Start of STORED DATA

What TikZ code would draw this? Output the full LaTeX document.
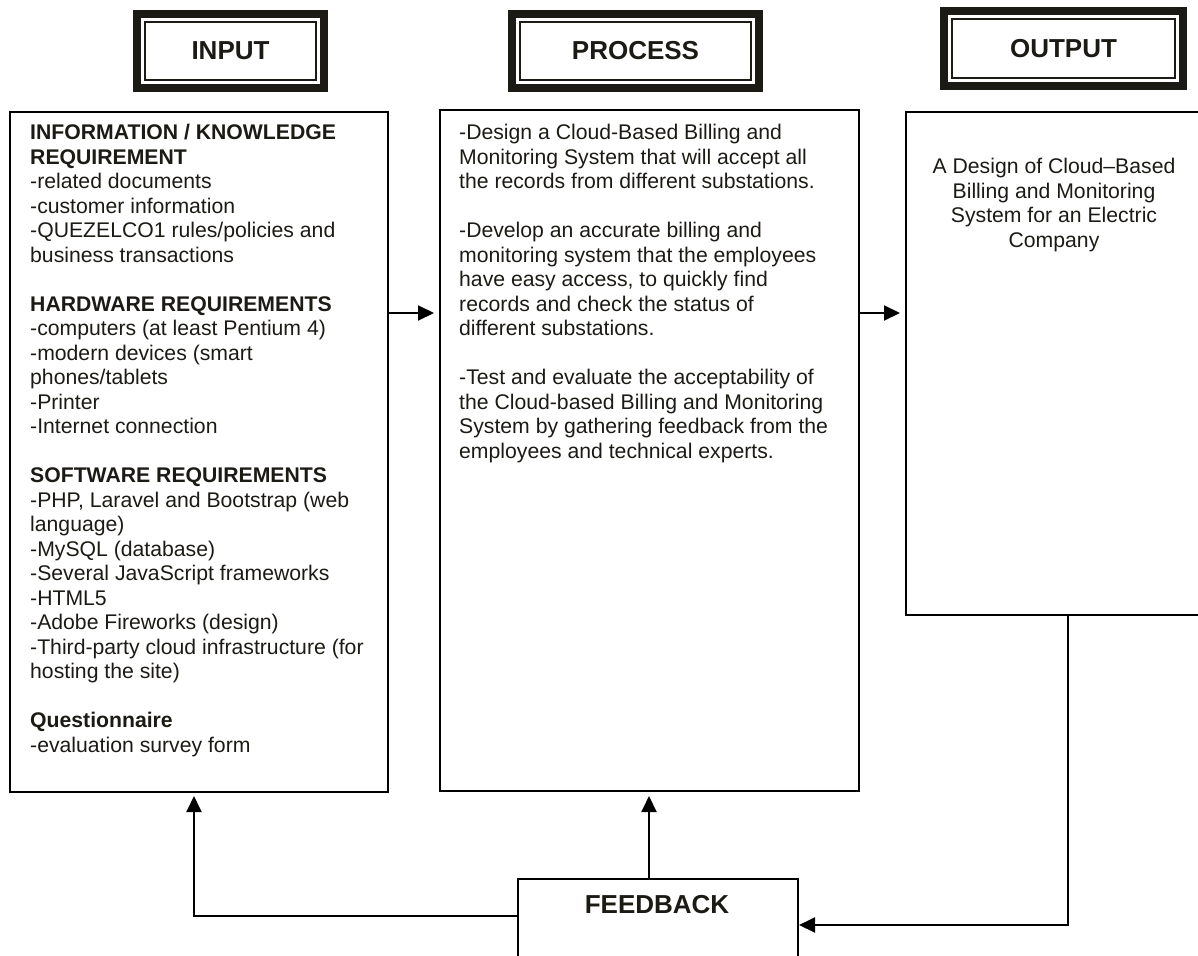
\documentclass[tikz,border=0pt]{standalone}
\usepackage{fontspec}
\setmainfont{Liberation Sans}
\usetikzlibrary{arrows.meta}
\definecolor{ink}{HTML}{1C1A14}
\tikzset{
  body/.style={font=\fontsize{21.2}{24.5}\selectfont, inner sep=0pt, text=ink},
  mainbox/.style={draw=black, line width=2pt, rectangle, inner sep=0pt, anchor=north west},
  headouter/.style={draw=ink, line width=8pt, rectangle, inner sep=0pt},
  headinner/.style={draw=ink, line width=2pt, rectangle, inner sep=0pt, text=ink, font=\fontsize{26}{30}\selectfont\bfseries},
  arr/.style={line width=2pt, -{Triangle[length=16pt,width=15pt]}},
  link/.style={line width=2pt}
}
\begin{document}
\begin{tikzpicture}[x=1pt,y=-1pt]
\useasboundingbox (0,0) rectangle (1198,955);
\clip (0,0) rectangle (1198,955);

% header frames
\node[headouter, minimum width=187pt, minimum height=74pt] (hin) at (230.5,51) {};
\node[headinner, minimum width=171pt, minimum height=58pt] (hint) at (230.5,51) {INPUT};
\node[headouter, minimum width=247pt, minimum height=74pt] (hpr) at (635.5,51) {};
\node[headinner, minimum width=231pt, minimum height=58pt] (hprt) at (635.5,51) {PROCESS};
\node[headouter, minimum width=239pt, minimum height=75pt] (hout) at (1063.5,48.5) {};
\node[headinner, minimum width=223pt, minimum height=59pt] (houtt) at (1063.5,48.5) {OUTPUT};

% main boxes
\node[mainbox, minimum width=378pt, minimum height=680pt] (inbox) at (9,111) {};
\node[mainbox, minimum width=419pt, minimum height=681pt] (procbox) at (439,109) {};
\node[mainbox, minimum width=300pt, minimum height=503pt] (outbox) at (905,111) {};
\node[mainbox, minimum width=280pt, minimum height=120pt] (fb) at (517,878) {};

% texts
\node[body, anchor=north west, align=left] (intext) at (30,124) {%
\textbf{INFORMATION / KNOWLEDGE}\\
\textbf{REQUIREMENT}\\
-related documents\\
-customer information\\
-QUEZELCO1 rules/policies and\\
business transactions\\[24.5pt]
\textbf{HARDWARE REQUIREMENTS}\\
-computers (at least Pentium 4)\\
-modern devices (smart\\
phones/tablets\\
-Printer\\
-Internet connection\\[24.5pt]
\textbf{SOFTWARE REQUIREMENTS}\\
-PHP, Laravel and Bootstrap (web\\
language)\\
-MySQL (database)\\
-Several JavaScript frameworks\\
-HTML5\\
-Adobe Fireworks (design)\\
-Third-party cloud infrastructure (for\\
hosting the site)\\[24.5pt]
\textbf{Questionnaire}\\
-evaluation survey form};

\node[body, anchor=north west, align=left] (proctext) at (459,124) {%
-Design a Cloud-Based Billing and\\
Monitoring System that will accept all\\
the records from different substations.\\[24.5pt]
-Develop an accurate billing and\\
monitoring system that the employees\\
have easy access, to quickly find\\
records and check the status of\\
different substations.\\[24.5pt]
-Test and evaluate the acceptability of\\
the Cloud-based Billing and Monitoring\\
System by gathering feedback from the\\
employees and technical experts.};

\node[body, anchor=north, align=center] (outtext) at (1054,158) {%
A Design of Cloud–Based\\
Billing and Monitoring\\
System for an Electric\\
Company};

\node[font=\fontsize{26}{30}\selectfont\bfseries, text=ink, inner sep=0pt] (fbtext) at (657,905) {FEEDBACK};

% connectors
\coordinate (r) at (0,313);
\coordinate (lc) at (194,916);
\coordinate (rc) at (1068,925);
\draw[arr, shorten >=5pt] (inbox.east |- r) -- (procbox.west |- r);
\draw[arr, shorten >=5pt] (procbox.east |- r) -- (outbox.west |- r);
\draw[arr, shorten >=4pt] (fb.north -| 649,0) -- (procbox.south -| 649,0);
\draw[arr, shorten >=3pt] (fb.west |- lc) -- (lc) -- (lc |- inbox.south);
\draw[arr] (outbox.south -| rc) -- (rc) -- (fb.east |- rc);
\end{tikzpicture}
\end{document}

End of STORED DATA

### PROMPT
Output an exact copy of the material, with the pictures removed.

### ANSWER TO THIS TASK
What TikZ code would draw this? Output the full LaTeX document.
\documentclass[tikz,border=0pt]{standalone}
\usepackage{fontspec}
\setmainfont{Liberation Sans}
\usetikzlibrary{arrows.meta}
\definecolor{ink}{HTML}{1C1A14}
\tikzset{
  body/.style={font=\fontsize{21.2}{24.5}\selectfont, inner sep=0pt, text=ink},
  mainbox/.style={draw=black, line width=2pt, rectangle, inner sep=0pt, anchor=north west},
  headouter/.style={draw=ink, line width=8pt, rectangle, inner sep=0pt},
  headinner/.style={draw=ink, line width=2pt, rectangle, inner sep=0pt, text=ink, font=\fontsize{26}{30}\selectfont\bfseries},
  arr/.style={line width=2pt, -{Triangle[length=16pt,width=15pt]}},
  link/.style={line width=2pt}
}
\begin{document}
\begin{tikzpicture}[x=1pt,y=-1pt]
\useasboundingbox (0,0) rectangle (1198,955);
\clip (0,0) rectangle (1198,955);

% header frames
\node[headouter, minimum width=187pt, minimum height=74pt] (hin) at (230.5,51) {};
\node[headinner, minimum width=171pt, minimum height=58pt] (hint) at (230.5,51) {INPUT};
\node[headouter, minimum width=247pt, minimum height=74pt] (hpr) at (635.5,51) {};
\node[headinner, minimum width=231pt, minimum height=58pt] (hprt) at (635.5,51) {PROCESS};
\node[headouter, minimum width=239pt, minimum height=75pt] (hout) at (1063.5,48.5) {};
\node[headinner, minimum width=223pt, minimum height=59pt] (houtt) at (1063.5,48.5) {OUTPUT};

% main boxes
\node[mainbox, minimum width=378pt, minimum height=680pt] (inbox) at (9,111) {};
\node[mainbox, minimum width=419pt, minimum height=681pt] (procbox) at (439,109) {};
\node[mainbox, minimum width=300pt, minimum height=503pt] (outbox) at (905,111) {};
\node[mainbox, minimum width=280pt, minimum height=120pt] (fb) at (517,878) {};

% texts
\node[body, anchor=north west, align=left] (intext) at (30,124) {%
\textbf{INFORMATION / KNOWLEDGE}\\
\textbf{REQUIREMENT}\\
-related documents\\
-customer information\\
-QUEZELCO1 rules/policies and\\
business transactions\\[24.5pt]
\textbf{HARDWARE REQUIREMENTS}\\
-computers (at least Pentium 4)\\
-modern devices (smart\\
phones/tablets\\
-Printer\\
-Internet connection\\[24.5pt]
\textbf{SOFTWARE REQUIREMENTS}\\
-PHP, Laravel and Bootstrap (web\\
language)\\
-MySQL (database)\\
-Several JavaScript frameworks\\
-HTML5\\
-Adobe Fireworks (design)\\
-Third-party cloud infrastructure (for\\
hosting the site)\\[24.5pt]
\textbf{Questionnaire}\\
-evaluation survey form};

\node[body, anchor=north west, align=left] (proctext) at (459,124) {%
-Design a Cloud-Based Billing and\\
Monitoring System that will accept all\\
the records from different substations.\\[24.5pt]
-Develop an accurate billing and\\
monitoring system that the employees\\
have easy access, to quickly find\\
records and check the status of\\
different substations.\\[24.5pt]
-Test and evaluate the acceptability of\\
the Cloud-based Billing and Monitoring\\
System by gathering feedback from the\\
employees and technical experts.};

\node[body, anchor=north, align=center] (outtext) at (1054,158) {%
A Design of Cloud–Based\\
Billing and Monitoring\\
System for an Electric\\
Company};

\node[font=\fontsize{26}{30}\selectfont\bfseries, text=ink, inner sep=0pt] (fbtext) at (657,905) {FEEDBACK};

% connectors
\coordinate (r) at (0,313);
\coordinate (lc) at (194,916);
\coordinate (rc) at (1068,925);
\draw[arr, shorten >=5pt] (inbox.east |- r) -- (procbox.west |- r);
\draw[arr, shorten >=5pt] (procbox.east |- r) -- (outbox.west |- r);
\draw[arr, shorten >=4pt] (fb.north -| 649,0) -- (procbox.south -| 649,0);
\draw[arr, shorten >=3pt] (fb.west |- lc) -- (lc) -- (lc |- inbox.south);
\draw[arr] (outbox.south -| rc) -- (rc) -- (fb.east |- rc);
\end{tikzpicture}
\end{document}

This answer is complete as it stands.